Brian Wong
Founder and Director, Oxford Political Review | Rhodes Scholar (DPhil, Politics) | Kwok Scholar | Nikkei, TIME Contributor | Co-founder, Oxford Policy Advisory Group | Hong Kong Debate and Speech Community Governor
As someone who spent three years at Ox for my undergraduate studies (BA PPE, First Class Honours), two years as an MPhil (in Politics, Distinction), and now reading a DPhil in Politics – here are some informal thoughts from me. These do not represent any organisations or universities, but are instead thoughts that I’ve assembled from working with students over the years concerning the Oxbridge interview process:
1) It’s less about what you know, and more about how you approach enigma, conundrums, issues, and questions raised by the interviewing tutor. Spend less time focusing on showing off your knowledge, spend more listening to and engaging with the questions and prompts being offered You’ll find that you end up answering the questions more precisely and concisely, as well as gaining more from the experience. Don’t bother with showing off – flaunting is unlikely to impress, and would only backfire.

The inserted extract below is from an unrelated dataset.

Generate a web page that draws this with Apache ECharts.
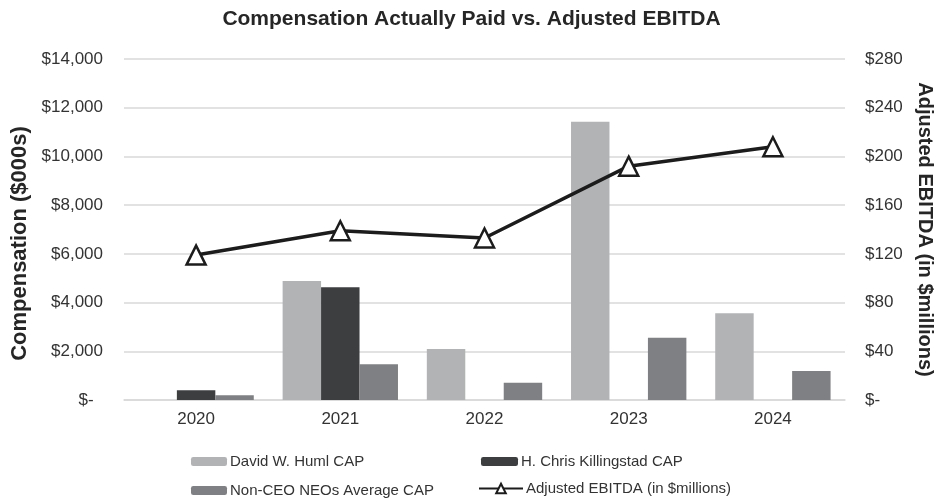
<!DOCTYPE html>
<html>
<head>
<meta charset="utf-8">
<script src="https://cdn.jsdelivr.net/npm/echarts@6/dist/echarts.min.js"></script>
<style>
  html, body { margin: 0; padding: 0; background: #fff; }
  #chart { width: 943px; height: 499px; }
</style>
</head>
<body>
<div id="chart"></div>
<script>
// data
var years = ['2020', '2021', '2022', '2023', '2024'];
var humlCap = [null, 4890, 2095, 11420, 3560];          // $000s
var killingstadCap = [400, 4630, null, null, null];     // $000s
var nonCeoCap = [190, 1465, 710, 2560, 1190];           // $000s
var adjEbitda = [119, 139, 133, 192, 208];              // $ millions

var FONT = "'Liberation Sans', Arial, sans-serif";
var TXT = '#333';

var chart = echarts.init(document.getElementById('chart'));

function legendAt(name, left, top, w, h) {
  return {
    data: [name],
    left: left,
    top: top,
    padding: 0,
    itemWidth: w,
    itemHeight: h,
    selectedMode: false,
    textStyle: { fontFamily: FONT, fontSize: 15, color: TXT, padding: [0, 0, 0, -2] }
  };
}

chart.setOption({
  backgroundColor: '#fff',
  animation: false,
  title: {
    text: 'Compensation Actually Paid vs. Adjusted EBITDA',
    left: 'center',
    top: 9,
    padding: 0,
    textStyle: { fontFamily: FONT, fontSize: 21, fontWeight: 'bold', color: '#262626' }
  },
  legend: [
    legendAt('David W. Huml CAP', 191, 454, 36, 9),
    legendAt('H. Chris Killingstad CAP', 481, 454, 37, 9),
    legendAt('Non-CEO NEOs Average CAP', 191, 483, 36, 9),
    legendAt('Adjusted EBITDA (in $millions)', 478, 481, 44, 12)
  ],
  grid: { left: 124, right: 95, top: 59, bottom: 99 },
  xAxis: {
    type: 'category',
    data: years,
    axisLine: { lineStyle: { color: '#d9d9d9', width: 1.5 } },
    axisTick: { show: false },
    axisLabel: { fontFamily: FONT, fontSize: 17, color: TXT, margin: 11 }
  },
  yAxis: [
    {
      type: 'value',
      min: 0, max: 14000, interval: 2000,
      name: 'Compensation ($000s)',
      nameLocation: 'middle',
      nameGap: 90,
      nameTextStyle: {
        fontFamily: FONT, fontSize: 22, fontWeight: 'bold', color: '#262626',
        padding: [0, 28, 0, 0]
      },
      axisLine: { show: false },
      axisTick: { show: false },
      splitLine: { lineStyle: { color: '#d9d9d9', width: 1.5 } },
      axisLabel: {
        fontFamily: FONT, fontSize: 17, color: TXT, margin: 21,
        formatter: function (v) { return v === 0 ? '$-  ' : '$' + v.toLocaleString('en-US'); }
      }
    },
    {
      type: 'value',
      min: 0, max: 280, interval: 40,
      name: 'Adjusted EBITDA (in $millions)',
      nameLocation: 'middle',
      nameRotate: -90,
      nameGap: 70,
      nameTextStyle: { fontFamily: FONT, fontSize: 20, fontWeight: 'bold', color: '#262626' },
      axisLine: { show: false },
      axisTick: { show: false },
      splitLine: { show: false },
      axisLabel: {
        fontFamily: FONT, fontSize: 17, color: TXT, margin: 20,
        formatter: function (v) { return v === 0 ? '$-' : '$' + v; }
      }
    }
  ],
  series: [
    {
      name: 'David W. Huml CAP',
      type: 'bar',
      data: humlCap,
      barGap: '0%',
      barCategoryGap: '20%',
      itemStyle: { color: '#b2b3b5' }
    },
    {
      name: 'H. Chris Killingstad CAP',
      type: 'bar',
      data: killingstadCap,
      barGap: '0%',
      barCategoryGap: '20%',
      itemStyle: { color: '#3d3e40' }
    },
    {
      name: 'Non-CEO NEOs Average CAP',
      type: 'bar',
      data: nonCeoCap,
      barGap: '0%',
      barCategoryGap: '20%',
      itemStyle: { color: '#7f8083' }
    },
    {
      name: 'Adjusted EBITDA (in $millions)',
      type: 'line',
      yAxisIndex: 1,
      data: adjEbitda,
      symbol: 'triangle',
      symbolSize: 19,
      lineStyle: { color: '#1c1c1c', width: 3.5 },
      itemStyle: { color: '#fff', borderColor: '#1c1c1c', borderWidth: 2.5 },
      z: 5
    }
  ]
});
</script>
</body>
</html>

2) Let your true colours come through. Ask questions if you’re curious, push back if you’re genuinely unconvinced, and admit your “ignorance” (in quotes because there’s no normatively laden connotation here) if you’re confused, baffled, or unsure. Be more specific with the questions you ask, but don’t be afraid to make mistakes. Treat interviews as mini-tutorials in which you learn to learn, to communicate, and interact with an at times obscure, at times hard-to-navigate, but fundamentally rewarding system.

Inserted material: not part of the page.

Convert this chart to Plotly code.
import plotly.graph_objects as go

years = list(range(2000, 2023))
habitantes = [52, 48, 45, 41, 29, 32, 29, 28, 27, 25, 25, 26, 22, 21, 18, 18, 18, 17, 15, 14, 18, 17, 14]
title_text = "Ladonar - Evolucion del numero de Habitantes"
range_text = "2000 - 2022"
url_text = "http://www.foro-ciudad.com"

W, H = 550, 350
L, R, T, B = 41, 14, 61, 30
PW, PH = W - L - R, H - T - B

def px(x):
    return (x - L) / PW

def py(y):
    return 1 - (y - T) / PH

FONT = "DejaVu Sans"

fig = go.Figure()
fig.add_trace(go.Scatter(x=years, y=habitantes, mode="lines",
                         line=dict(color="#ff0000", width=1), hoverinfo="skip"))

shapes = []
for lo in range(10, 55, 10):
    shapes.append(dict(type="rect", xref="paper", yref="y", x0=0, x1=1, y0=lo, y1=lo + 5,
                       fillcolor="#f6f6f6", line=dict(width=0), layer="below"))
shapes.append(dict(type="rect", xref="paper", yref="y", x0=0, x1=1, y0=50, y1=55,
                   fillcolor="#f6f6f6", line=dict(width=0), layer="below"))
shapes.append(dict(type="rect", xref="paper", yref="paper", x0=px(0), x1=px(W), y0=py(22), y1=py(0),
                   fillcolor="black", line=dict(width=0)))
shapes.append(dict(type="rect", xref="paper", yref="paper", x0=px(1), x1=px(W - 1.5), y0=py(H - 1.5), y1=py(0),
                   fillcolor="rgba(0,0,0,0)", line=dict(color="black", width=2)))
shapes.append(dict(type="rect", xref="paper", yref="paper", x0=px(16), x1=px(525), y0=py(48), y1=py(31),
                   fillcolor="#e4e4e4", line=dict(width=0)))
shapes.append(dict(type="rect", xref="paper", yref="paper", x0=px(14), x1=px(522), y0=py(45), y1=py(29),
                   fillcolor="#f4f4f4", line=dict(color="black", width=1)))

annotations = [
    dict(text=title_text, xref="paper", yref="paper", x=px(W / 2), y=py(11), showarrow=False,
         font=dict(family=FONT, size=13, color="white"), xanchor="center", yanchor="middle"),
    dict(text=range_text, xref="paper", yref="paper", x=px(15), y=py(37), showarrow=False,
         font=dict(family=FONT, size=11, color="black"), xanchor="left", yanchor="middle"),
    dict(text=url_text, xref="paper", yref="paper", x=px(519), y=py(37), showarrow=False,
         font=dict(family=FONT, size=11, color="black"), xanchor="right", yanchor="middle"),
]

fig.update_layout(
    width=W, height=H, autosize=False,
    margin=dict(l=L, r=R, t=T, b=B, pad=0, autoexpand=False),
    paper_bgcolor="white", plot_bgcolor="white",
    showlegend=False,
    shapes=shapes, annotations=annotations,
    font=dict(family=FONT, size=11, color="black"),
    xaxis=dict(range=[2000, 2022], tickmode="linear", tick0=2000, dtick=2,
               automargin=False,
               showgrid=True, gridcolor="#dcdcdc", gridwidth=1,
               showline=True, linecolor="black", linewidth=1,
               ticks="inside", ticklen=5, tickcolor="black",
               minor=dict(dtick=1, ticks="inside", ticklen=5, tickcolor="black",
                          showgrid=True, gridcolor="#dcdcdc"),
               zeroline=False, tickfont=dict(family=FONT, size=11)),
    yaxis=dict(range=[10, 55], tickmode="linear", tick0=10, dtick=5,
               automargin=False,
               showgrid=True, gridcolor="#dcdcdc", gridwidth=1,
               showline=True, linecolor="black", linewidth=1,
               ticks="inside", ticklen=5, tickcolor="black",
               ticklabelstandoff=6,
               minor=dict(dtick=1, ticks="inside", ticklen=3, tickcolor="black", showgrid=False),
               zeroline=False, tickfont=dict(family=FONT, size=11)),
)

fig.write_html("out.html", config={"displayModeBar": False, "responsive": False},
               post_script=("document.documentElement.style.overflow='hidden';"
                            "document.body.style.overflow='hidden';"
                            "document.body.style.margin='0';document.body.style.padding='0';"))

3) Many have asked me if the Personal Statement matters. Knowing the Personal Statement is useful, knowing what you said in it is helpful, but what fundamentally matters more is that you need to demonstrably have thought long and hard about the issues at work in the Statement, and to have unpacked and wrestled with what you discussed in it with some degree of versatility and acumen. Tutors may not always ask you about your statement, but the very process of revisiting and thinking about the statement helps you think more deeply, as opposed to merely horizontally.

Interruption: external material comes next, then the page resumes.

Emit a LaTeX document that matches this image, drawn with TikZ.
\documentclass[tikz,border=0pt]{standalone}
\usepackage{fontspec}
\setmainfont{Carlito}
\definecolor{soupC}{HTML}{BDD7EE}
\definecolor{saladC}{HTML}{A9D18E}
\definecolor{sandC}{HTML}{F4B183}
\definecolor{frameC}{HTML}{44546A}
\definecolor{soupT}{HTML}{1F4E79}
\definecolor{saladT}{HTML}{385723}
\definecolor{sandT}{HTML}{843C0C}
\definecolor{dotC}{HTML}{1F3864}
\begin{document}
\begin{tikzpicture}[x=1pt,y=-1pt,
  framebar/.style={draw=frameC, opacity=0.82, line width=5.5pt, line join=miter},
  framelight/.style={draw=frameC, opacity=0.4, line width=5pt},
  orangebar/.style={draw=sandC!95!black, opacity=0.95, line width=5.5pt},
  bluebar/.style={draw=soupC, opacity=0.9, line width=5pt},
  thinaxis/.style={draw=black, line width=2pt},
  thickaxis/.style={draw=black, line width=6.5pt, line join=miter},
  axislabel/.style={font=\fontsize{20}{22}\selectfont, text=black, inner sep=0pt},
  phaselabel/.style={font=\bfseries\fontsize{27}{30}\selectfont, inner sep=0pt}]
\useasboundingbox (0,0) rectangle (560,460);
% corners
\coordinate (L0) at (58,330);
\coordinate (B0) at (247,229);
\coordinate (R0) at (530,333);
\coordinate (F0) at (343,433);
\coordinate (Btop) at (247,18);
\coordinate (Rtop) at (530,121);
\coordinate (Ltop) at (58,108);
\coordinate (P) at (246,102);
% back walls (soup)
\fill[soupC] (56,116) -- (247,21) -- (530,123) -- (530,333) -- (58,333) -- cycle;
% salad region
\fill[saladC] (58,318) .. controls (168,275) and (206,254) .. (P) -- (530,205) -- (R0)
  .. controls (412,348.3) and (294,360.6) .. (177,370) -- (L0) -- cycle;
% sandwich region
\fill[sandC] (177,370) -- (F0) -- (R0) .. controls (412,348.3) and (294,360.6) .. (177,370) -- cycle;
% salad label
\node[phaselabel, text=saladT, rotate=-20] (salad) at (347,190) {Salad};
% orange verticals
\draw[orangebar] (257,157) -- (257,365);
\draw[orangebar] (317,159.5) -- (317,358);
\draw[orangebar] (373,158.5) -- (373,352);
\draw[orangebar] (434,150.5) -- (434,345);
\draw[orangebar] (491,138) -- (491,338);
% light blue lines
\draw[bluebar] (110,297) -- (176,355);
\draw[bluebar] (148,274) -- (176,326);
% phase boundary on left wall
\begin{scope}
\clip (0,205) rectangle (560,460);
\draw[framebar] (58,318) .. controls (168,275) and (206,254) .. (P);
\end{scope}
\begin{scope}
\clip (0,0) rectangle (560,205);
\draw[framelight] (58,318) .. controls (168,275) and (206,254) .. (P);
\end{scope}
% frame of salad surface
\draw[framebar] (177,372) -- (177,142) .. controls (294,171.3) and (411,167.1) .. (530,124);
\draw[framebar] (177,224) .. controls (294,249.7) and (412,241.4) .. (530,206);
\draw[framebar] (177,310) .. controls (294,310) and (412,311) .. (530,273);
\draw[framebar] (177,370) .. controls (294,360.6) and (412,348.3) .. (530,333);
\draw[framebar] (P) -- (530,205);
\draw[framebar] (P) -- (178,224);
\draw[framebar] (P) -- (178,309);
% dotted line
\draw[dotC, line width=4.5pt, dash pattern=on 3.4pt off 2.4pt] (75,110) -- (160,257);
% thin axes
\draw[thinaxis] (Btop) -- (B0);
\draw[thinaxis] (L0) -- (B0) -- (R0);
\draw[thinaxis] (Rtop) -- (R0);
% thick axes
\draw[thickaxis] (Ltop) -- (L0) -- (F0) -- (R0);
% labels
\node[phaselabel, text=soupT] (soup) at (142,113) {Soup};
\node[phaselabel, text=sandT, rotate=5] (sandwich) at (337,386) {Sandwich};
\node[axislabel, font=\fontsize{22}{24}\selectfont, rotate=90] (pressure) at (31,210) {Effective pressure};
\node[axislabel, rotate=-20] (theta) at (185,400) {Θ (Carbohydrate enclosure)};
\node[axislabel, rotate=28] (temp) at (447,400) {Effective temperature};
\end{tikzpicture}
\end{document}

4) It’s not a debate. It’s not a grand-standing speech session. As someone who’s spent nearly a decade doing competitive debating and teaching it, too, I must confess – I walked into my first round of interviews 7 years ago, thinking it was a debate. That was a big mistake (one that I committed again in my first attempt at a scholarship, three years later… that’s another story). Not everything must be treated as an exercise of performative dramatisation. See the interview as an opportunity to have a two-way conversation with someone who is likely to care ardently about the field. See your relationship as one of intellectual peers, not one of preacher and mass, nor one of teacher and student.
5) The interview isn’t everything. Heck, Oxbridge isn’t the be all and end all. It’s easy and tempting to think that not getting in is THE END. But it’s not — take it easy, and you’ll smash it either way.